At issue is an Air Force proposal to award a bulk buy of 40 launches over five years to United Launch Alliance, a joint venture of Lockheed Martin and Boeing that is now the government’s sole provider of medium- and heavy-lift rockets for civilian and military satellites. The Air Force has budgeted about $10 billion for the program during that period.

Musk casts his campaign as a David-vs.-Goliath struggle in which SpaceX, which has completed only two launches of satellites, would bring innovation and potential savings.

“We’re just engineers here,” he said, as he walked out of a meeting Oct. 4. “We’re trying to make a case for a fair competition, but we’re up against the two biggest defense contractors in the world. They’re ganged up against us.”

The Air Force calls its rocket initiative the Evolved Expendable Launch Vehicle, or EELV program. The service plans a procurement strategy that will commit the Defense Department to a minimum of eight launches a year for a total of 40 through fiscal 2016, yielding a projected savings of about $830 million from earlier cost projections. The average for the past four years has been about six launches a year.

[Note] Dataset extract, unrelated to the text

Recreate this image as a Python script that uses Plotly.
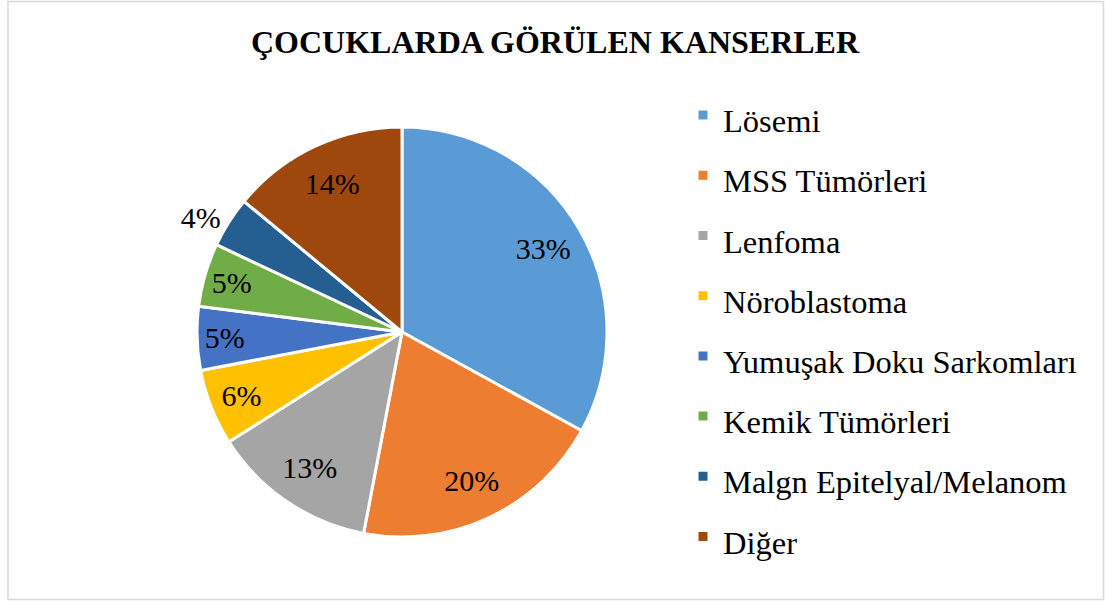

Jessica Rye, a spokeswoman for ULA, said the company “has been consistent in our message,” which supports the government opening about 20 percent of its launch needs to competition while reserving the rest for a “block buy.”

The split would “be a prudent buying practice to protect against any potential satellite delays,” Rye said in an Oct. 6 e-mail.

‘Monopolistic state’

In his attempt to spur more competition, Musk has supporters on Capitol Hill.

“The block buy was intended, in part, to reduce launch costs but it is not clear whether this contract will actually save the taxpayers’ money when compared to a full and open competition,” Sen. Dianne Feinstein, a Democrat from California, where SpaceX is based, wrote in an Oct. 4 e-mail.

The Senate intelligence committee, of which Feinstein is chairman, said in a report accompanying the 2012 intelligence authorization bill that the “monopolistic state of EELV providers” was “particularly troublesome” and recommended that the Air Force reduce the launch quantity to, at most, five a year for no more than four years.

The Air Force’s budget for the EELV program, excluding spending for the Navy and the National Reconnaissance Office, which manages the nation’s spy satellites, is projected at $9.88 billion from fiscal 2012 through fiscal 2016, according to service figures. That’s $3.48 billion, or 54 percent, more than a projection made last year covering the same period.

Rep. C.A. Dutch Ruppersberger (D-Md.) said he is troubled by those figures.

“The system we have now is way too expensive and is getting more expensive and is forcing American space companies to go to other countries to get launched,” he said in an Oct. 4 interview. “That’s unacceptable to me.”